Top-ranked Florida State showed it might not be invincible in struggling to hold off the pop-gun Cowboys of Stillwater.

“I do think they felt the pressure of being No.1, I do,” Seminoles Coach Jimbo Fisher said after the game. “Now I think we can relax and go play football.”

There was still plenty of eyeball evidence to suggest Florida State might make a return trip to Texas for the Jan. 12 championship game at AT&T Stadium.

When Georgia trailed Clemson, 21-14, it appeared a termite tent might have to be thrown over the SEC East. Vanderbilt had already fallen to Temple, South Carolina looked opening-game awful and Florida couldn’t even handle Idaho in Gainesville (OK, technically, the game was suspended by lightning).

Georgia saved division honor by rallying to beat Clemson, with tailback Todd Gurley setting a school-record 293 total yards.

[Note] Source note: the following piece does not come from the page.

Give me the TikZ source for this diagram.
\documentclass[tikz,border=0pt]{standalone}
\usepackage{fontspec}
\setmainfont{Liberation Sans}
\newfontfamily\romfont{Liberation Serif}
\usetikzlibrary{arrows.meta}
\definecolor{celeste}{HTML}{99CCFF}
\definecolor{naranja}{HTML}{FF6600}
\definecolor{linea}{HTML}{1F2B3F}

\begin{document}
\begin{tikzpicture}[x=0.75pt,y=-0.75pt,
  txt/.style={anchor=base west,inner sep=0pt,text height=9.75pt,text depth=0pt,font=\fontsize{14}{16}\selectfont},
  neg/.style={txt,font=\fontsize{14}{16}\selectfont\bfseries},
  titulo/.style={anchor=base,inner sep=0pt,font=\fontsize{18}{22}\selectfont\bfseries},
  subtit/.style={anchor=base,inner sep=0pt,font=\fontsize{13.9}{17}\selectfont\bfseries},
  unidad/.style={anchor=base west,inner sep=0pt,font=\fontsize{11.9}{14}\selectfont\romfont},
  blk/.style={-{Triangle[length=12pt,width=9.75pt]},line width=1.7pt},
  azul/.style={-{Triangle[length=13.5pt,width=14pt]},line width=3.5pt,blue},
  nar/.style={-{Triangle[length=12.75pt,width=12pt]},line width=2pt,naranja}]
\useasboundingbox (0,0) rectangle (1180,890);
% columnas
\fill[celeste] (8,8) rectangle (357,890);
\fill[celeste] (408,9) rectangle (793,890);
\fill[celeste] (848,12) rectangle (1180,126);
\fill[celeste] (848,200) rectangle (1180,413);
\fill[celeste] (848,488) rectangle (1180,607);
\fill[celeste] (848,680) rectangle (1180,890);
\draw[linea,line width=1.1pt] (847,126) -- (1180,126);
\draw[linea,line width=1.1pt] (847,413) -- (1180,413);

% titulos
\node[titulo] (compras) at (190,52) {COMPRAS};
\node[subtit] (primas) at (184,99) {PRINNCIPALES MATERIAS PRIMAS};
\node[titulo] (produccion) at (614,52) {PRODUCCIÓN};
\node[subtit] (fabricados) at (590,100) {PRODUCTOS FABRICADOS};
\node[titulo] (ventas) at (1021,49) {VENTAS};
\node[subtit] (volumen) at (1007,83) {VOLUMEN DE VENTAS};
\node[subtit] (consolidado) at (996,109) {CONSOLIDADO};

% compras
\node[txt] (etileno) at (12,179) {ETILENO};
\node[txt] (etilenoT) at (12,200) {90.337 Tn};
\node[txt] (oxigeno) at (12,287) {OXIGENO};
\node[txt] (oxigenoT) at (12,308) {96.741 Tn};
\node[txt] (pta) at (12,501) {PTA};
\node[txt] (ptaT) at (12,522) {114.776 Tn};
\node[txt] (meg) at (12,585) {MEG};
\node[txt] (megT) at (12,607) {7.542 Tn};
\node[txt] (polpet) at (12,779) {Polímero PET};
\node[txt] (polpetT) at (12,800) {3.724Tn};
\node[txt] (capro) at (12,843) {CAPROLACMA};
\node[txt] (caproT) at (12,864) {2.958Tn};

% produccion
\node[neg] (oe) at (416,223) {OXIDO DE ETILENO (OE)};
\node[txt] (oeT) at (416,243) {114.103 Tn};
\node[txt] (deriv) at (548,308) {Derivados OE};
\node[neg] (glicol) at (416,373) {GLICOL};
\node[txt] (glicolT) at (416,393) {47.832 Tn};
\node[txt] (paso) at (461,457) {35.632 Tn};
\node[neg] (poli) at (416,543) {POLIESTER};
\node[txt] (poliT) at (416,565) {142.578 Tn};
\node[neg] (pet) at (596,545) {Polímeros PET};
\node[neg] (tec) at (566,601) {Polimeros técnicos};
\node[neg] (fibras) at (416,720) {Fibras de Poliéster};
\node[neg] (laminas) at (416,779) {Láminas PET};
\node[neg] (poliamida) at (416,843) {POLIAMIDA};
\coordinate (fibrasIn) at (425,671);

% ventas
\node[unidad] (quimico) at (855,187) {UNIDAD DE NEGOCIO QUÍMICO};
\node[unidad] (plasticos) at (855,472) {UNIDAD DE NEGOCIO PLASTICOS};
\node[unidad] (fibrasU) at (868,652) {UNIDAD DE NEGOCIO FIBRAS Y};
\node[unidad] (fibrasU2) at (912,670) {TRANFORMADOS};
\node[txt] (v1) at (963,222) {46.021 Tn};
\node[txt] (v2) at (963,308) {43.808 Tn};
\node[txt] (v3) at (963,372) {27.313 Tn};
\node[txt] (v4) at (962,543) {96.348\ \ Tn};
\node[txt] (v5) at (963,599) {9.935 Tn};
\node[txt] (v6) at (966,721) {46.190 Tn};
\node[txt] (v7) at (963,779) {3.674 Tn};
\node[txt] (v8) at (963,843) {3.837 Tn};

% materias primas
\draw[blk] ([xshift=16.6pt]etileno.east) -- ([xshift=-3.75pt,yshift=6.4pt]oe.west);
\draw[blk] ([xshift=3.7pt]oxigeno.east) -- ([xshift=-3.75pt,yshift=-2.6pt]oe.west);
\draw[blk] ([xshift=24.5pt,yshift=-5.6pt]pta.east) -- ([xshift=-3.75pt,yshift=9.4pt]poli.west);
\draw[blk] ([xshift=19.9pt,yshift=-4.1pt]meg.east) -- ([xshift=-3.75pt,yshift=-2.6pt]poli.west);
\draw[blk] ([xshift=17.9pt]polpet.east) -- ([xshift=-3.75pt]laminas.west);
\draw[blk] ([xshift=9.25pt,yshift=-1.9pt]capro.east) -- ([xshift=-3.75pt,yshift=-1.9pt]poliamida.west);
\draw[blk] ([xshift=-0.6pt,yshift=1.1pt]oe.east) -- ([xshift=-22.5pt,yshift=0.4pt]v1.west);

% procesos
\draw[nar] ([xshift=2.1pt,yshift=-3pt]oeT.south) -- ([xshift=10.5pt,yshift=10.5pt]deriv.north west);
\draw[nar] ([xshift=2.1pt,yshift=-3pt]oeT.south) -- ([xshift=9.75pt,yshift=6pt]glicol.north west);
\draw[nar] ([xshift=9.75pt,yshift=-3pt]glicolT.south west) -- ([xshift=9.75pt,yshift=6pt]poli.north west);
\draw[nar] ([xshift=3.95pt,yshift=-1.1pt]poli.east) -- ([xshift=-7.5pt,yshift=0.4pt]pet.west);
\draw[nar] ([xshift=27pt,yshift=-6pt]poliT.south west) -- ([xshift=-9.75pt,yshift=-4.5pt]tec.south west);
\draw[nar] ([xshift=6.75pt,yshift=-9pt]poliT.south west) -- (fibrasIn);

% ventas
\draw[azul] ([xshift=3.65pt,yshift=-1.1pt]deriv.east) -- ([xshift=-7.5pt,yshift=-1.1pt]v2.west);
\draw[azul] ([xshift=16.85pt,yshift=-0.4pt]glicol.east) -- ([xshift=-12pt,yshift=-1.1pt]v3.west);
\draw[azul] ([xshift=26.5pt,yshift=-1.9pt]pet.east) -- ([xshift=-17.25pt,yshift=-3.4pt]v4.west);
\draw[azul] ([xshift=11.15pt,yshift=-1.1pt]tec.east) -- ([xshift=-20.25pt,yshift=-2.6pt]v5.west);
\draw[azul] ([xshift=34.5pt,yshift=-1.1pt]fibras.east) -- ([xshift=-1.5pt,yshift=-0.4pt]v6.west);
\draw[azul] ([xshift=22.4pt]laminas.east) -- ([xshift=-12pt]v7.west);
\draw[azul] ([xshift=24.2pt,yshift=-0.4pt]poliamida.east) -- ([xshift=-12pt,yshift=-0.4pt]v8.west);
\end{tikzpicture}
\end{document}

The comeback of the weekend belonged to LSU, which trailed by 17 in the third quarter before rallying to a 28-24 win.

When Les Miles said last month, “I like us. I like us in every game,” he must have known something we didn’t know at halftime.

The coach known as “The Hat” pulled another trick out of it. Miles’ fake-punt call sparked a comeback that crushed what could have been a signature win for the Big Ten. Had Wisconsin won, the Badgers might have coasted unscathed to the conference title game (schedule check: Wisconsin misses Michigan, Michigan State and Ohio State this year).

The long playoff slog now pushes into … early September.

Don’t let it dispirit you that more than half of the 128 FBS schools have already effectively been eliminated from playoff contention.

Only a chosen few losers-so-far have the wherewithal to rebound: Clemson, South Carolina and maybe Wisconsin?

Wake Forest, which lost to Louisiana Monroe, is probably out.

More impressive numbers to mull: Steve Sarkisian and Lane Kiffin, USC’s former tag-team set of offensive coordinators, masterminded play sheets that produced 85 points and 1,239 total yards. Sarkisian exhausted all options (and players) in his USC debut, while Kiffin seemed mostly on point in his first game as Alabama’s offense coordinator.

USC set a Pac-12 Conference record with 105 plays in its win over Fresno State, an extension of last year’s Las Vegas Bowl that ended with a final score of 97-33.

The more impressive number, though, belonged to Dr. John Risher, who charts plays for Virginia football’s sports information department.

Risher, who turned 104 in May, took his usual spot in Virginia’s press box for Saturday’s UCLA game.

Risher attended his first Virginia game in 1920 and was on the field, as a Cavaliers player, when Scott Stadium opened in 1931.

Risher is still spry for his age and, at times Saturday, appeared to be moving better than UCLA’s offense.